There's a spate of new television shows with the word girl in the title—even though the girls in view are all decidedly over age 21. There's New Girl, the Fox comedy where doe-eyed Zooey Deschanel plays a klutzy teacher living with three guys, a Three's Company for the 21st century. There's the Bravo reality show Gallery Girls, a vapid and catty look at seven young women clamoring their way into the art scene of New York City. And 2 Broke Girls is like the all-female counterpart to Two and a Half Men—a raunchy half-hour comedy about men ogling women's breasts, but see, it's written by women instead of men. Ah, the sweet liberation we've waited for.
Though they differ in tone, these new shows share a common thread: They focus on unmarried women (or girls, if we must) in their 20s and 30s trying to land a career, and a meaningful way to live, in a time of tricky economic realities for many young Americans, and of choices previously unknown for women. That is also the theme of the smartest and most divisive show of them all, the 2012 HBO series Girls.
Written and directed by 26-year-old Lena Dunham (with help from executive producer Judd Apatow), Girls follows the postcollege travails of Hannah Horvath (also played by Dunham), an aspiring writer culling material for her forthcoming memoir, four chapters of which are written—"the rest I kind of have to live," she tells her concerned parents in the pilot episode. Guided by a mantra of feeling and experiencing everything she can, she's busy "trying to become who I am"—either obnoxiously self-centered or simply too introspective for her own good, depending on whom you ask.
Hannah, her three girlfriends, and their boyfriends and lovers live in Greenpoint, Brooklyn, a place where NYU grads can open a business that will take your normal-sized ties and turn them into skinny ones (this is true), and where the population of young, wealthy 30-year-olds has doubled since 2000. It's a place of well-camouflaged privilege: Hannah and company lack secure jobs, hopping from unpaid internship to barista gig. Yet somehow they pay the rent, party, and wear stylish if awkward ensembles, trendy in a disheveled way—which neatly sums up Hannah's whole way of life.
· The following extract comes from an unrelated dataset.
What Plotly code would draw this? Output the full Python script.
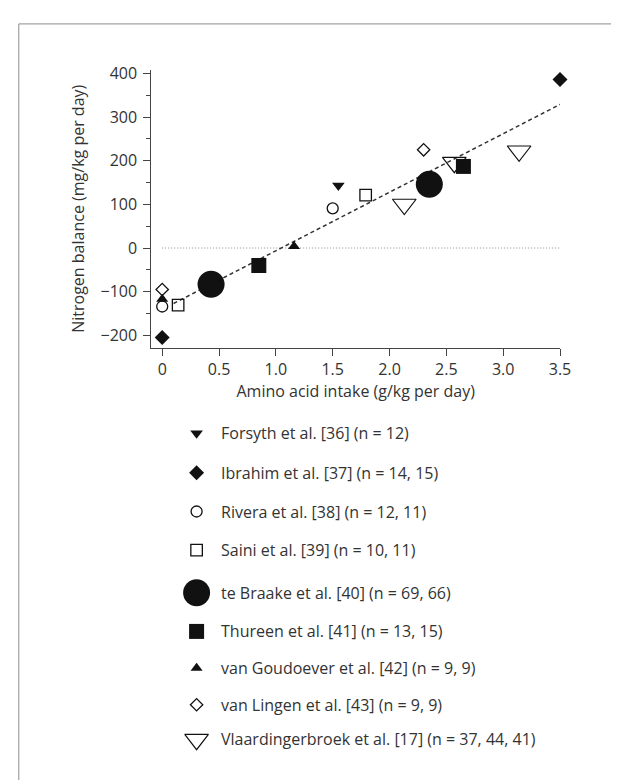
import plotly.graph_objects as go

# ---------------- data ----------------
studies = [
    "Forsyth et al. [36] (n = 12)",
    "Ibrahim et al. [37] (n = 14, 15)",
    "Rivera et al. [38] (n = 12, 11)",
    "Saini et al. [39] (n = 10, 11)",
    "te Braake et al. [40] (n = 69, 66)",
    "Thureen et al. [41] (n = 13, 15)",
    "van Goudoever et al. [42] (n = 9, 9)",
    "van Lingen et al. [43] (n = 9, 9)",
    "Vlaardingerbroek et al. [17] (n = 37, 44, 41)",
]
forsyth_x = [1.55]
forsyth_y = [143]
ibrahim_x = [0.0, 3.5]
ibrahim_y = [-205, 386]
rivera_x = [0.0, 1.5]
rivera_y = [-134, 91]
saini_x = [0.14, 1.79]
saini_y = [-131, 121]
tebraake_x = [0.43, 2.35]
tebraake_y = [-83, 146]
thureen_x = [0.85, 2.65]
thureen_y = [-40, 187]
vangoudoever_x = [0.0, 1.16]
vangoudoever_y = [-117, 4]
vanlingen_x = [0.0, 2.30]
vanlingen_y = [-95, 225]
vlaardingerbroek_x = [2.13, 2.57, 3.14]
vlaardingerbroek_y = [100, 196, 222]

reg_x = [0.1, 3.5]
reg_y = [-127, 329]
zero_x = [0.0, 3.5]
zero_y = [0, 0]

x_tickvals = [0, 0.5, 1.0, 1.5, 2.0, 2.5, 3.0, 3.5]
x_ticktext = ["0", "0.5", "1.0", "1.5", "2.0", "2.5", "3.0", "3.5"]
y_tickvals = [-200, -100, 0, 100, 200, 300, 400]
y_minor_tickvals = [-150, -50, 50, 150, 250, 350]

series_x = [forsyth_x, ibrahim_x, rivera_x, saini_x, tebraake_x, thureen_x,
            vangoudoever_x, vanlingen_x, vlaardingerbroek_x]
series_y = [forsyth_y, ibrahim_y, rivera_y, saini_y, tebraake_y, thureen_y,
            vangoudoever_y, vanlingen_y, vlaardingerbroek_y]

# ---------------- styles ----------------
INK = "#111111"
TXT = "#333333"
FONT = "Open Sans"
styles = [
    dict(symbol="triangle-down", size=11, color=INK, line=dict(width=0)),
    dict(symbol="diamond", size=11.5, color=INK, line=dict(width=0)),
    dict(symbol="circle-open", size=11, color=INK, line=dict(width=1.3, color=INK)),
    dict(symbol="square-open", size=11.5, color=INK, line=dict(width=1.3, color=INK)),
    dict(symbol="circle", size=27, color=INK, line=dict(width=0)),
    dict(symbol="square", size=15, color=INK, line=dict(width=0)),
    dict(symbol="triangle-up", size=10.5, color=INK, line=dict(width=0)),
    dict(symbol="diamond-open", size=9.5, color=INK, line=dict(width=1.3, color=INK)),
    dict(symbol="triangle-down-open", size=20.5, color=INK, line=dict(width=1.2, color=INK)),
]

W, H = 619, 780
plot_left, plot_right, plot_top, plot_bottom = 146, 562, 55, 336
legend_marker_x = 192
legend_text_x = 215
legend_rows = [422, 462, 501, 540, 583, 622, 659, 696, 731]

fig = go.Figure()

# zero reference line
fig.add_trace(go.Scatter(x=zero_x, y=zero_y, mode="lines",
                         line=dict(color="#8a8a8a", width=1, dash="1px,2px"),
                         hoverinfo="skip", showlegend=False))
# regression line
fig.add_trace(go.Scatter(x=reg_x, y=reg_y, mode="lines",
                         line=dict(color="#333333", width=1.5, dash="4px,3px"),
                         hoverinfo="skip", showlegend=False))

for name, xs, ys, st in zip(studies, series_x, series_y, styles):
    fig.add_trace(go.Scatter(x=xs, y=ys, mode="markers", name=name,
                             marker=st, cliponaxis=False, showlegend=False))

# custom legend (hidden pixel axis)
for name, st, ry in zip(studies, styles, legend_rows):
    fig.add_trace(go.Scatter(x=[legend_marker_x], y=[ry], mode="markers",
                             marker=st, xaxis="x2", yaxis="y2",
                             cliponaxis=False, showlegend=False, hoverinfo="skip"))
    fig.add_annotation(x=legend_text_x, y=ry, xref="x2", yref="y2", text=name,
                       showarrow=False, xanchor="left", yanchor="middle",
                       font=dict(family=FONT, size=16, color=TXT))

axis_common = dict(showline=True, linecolor="#444444", linewidth=1.2,
                   ticks="outside", ticklen=7, tickwidth=1.2, tickcolor="#444444",
                   showgrid=False, zeroline=False,
                   tickfont=dict(family=FONT, size=16, color=TXT))

fig.update_layout(
    width=W, height=H,
    margin=dict(l=0, r=0, t=0, b=0),
    paper_bgcolor="white", plot_bgcolor="rgba(0,0,0,0)",
    font=dict(family=FONT, size=16, color=TXT),
    xaxis=dict(domain=[plot_left / W, plot_right / W], range=[-0.095, 3.5],
               tickvals=x_tickvals, ticktext=x_ticktext,
               title=dict(text="Amino acid intake (g/kg per day)",
                          font=dict(family=FONT, size=16, color=TXT), standoff=6),
               anchor="y", **axis_common),
    yaxis=dict(domain=[(H - plot_bottom) / H, (H - plot_top) / H], range=[-229, 409],
               tickvals=y_tickvals, ticklabelstandoff=3,
               minor=dict(tickvals=y_minor_tickvals, ticks="outside",
                          ticklen=4, tickwidth=1.2, tickcolor="#444444"),
               title=dict(text="Nitrogen balance (mg/kg per day)",
                          font=dict(family=FONT, size=16, color=TXT), standoff=11),
               anchor="x", **axis_common),
    xaxis2=dict(domain=[0, 1], range=[0, W], visible=False, anchor="y2"),
    yaxis2=dict(domain=[0, 1], range=[H, 0], visible=False, anchor="x2"),
    shapes=[
        dict(type="line", xref="paper", yref="paper", x0=11 / W, x1=1.0,
             y0=(H - 9) / H, y1=(H - 9) / H, line=dict(color="#8c8c8c", width=1)),
        dict(type="line", xref="paper", yref="paper", x0=11 / W, x1=11 / W,
             y0=0.0, y1=(H - 9) / H, line=dict(color="#8c8c8c", width=1)),
    ],
)

fig.write_html("out.html")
Girls is a fitting title, then, because it portrays four women teetering on the verge of adulthood, not knowing which way they will or should fall. The coming-of-age story is an old faithful, and Girls follows in this sturdy tradition. What's new about the show is that these women, like many real-life ones, are working from a rough script. The lines that signal "womanhood" are absent, coming later or not at all, or look quite different from the lines our mothers followed.
Girls is Dunham's attempt to offer a new script, one that diverges from the chick-lit comedies her generation grew up on. As she told NPR host Terry Gross in 2012, "I don't see any of myself in [chick flicks and chick lit]—none of my actions have ever been [determined] by the search for a husband, or wondering if I was going to have a family someday, or wanting to live in a really great house, or thinking it would be really great to have a diamond …. [T]here's a kind of female character that doesn't make sense to me."
So, what does this new script for womanhood look like? And is it worth taking to the stage?
A Tall Order
One thing is for sure: The new script includes a lot of sex and graphic talk of sex, both as commonplace in the characters' universe as the weather or dinner. Herpes, abortion, sexting, and the fear of virginity all appear within the first few episodes, and Hannah is frequently naked, whether in bed or walking around her apartment. But this is not the perfectly toned bod of Sex in the City's Carrie Bradshaw or that show's glamorous Manhattan sexcapades. Rather, the sex scenes in Girls are uncomfortable, for both the female characters and the viewer—a disturbing look at relationships in a pornified culture, where many young men take their sexual cues from fantasy and have never learned how to date a real woman.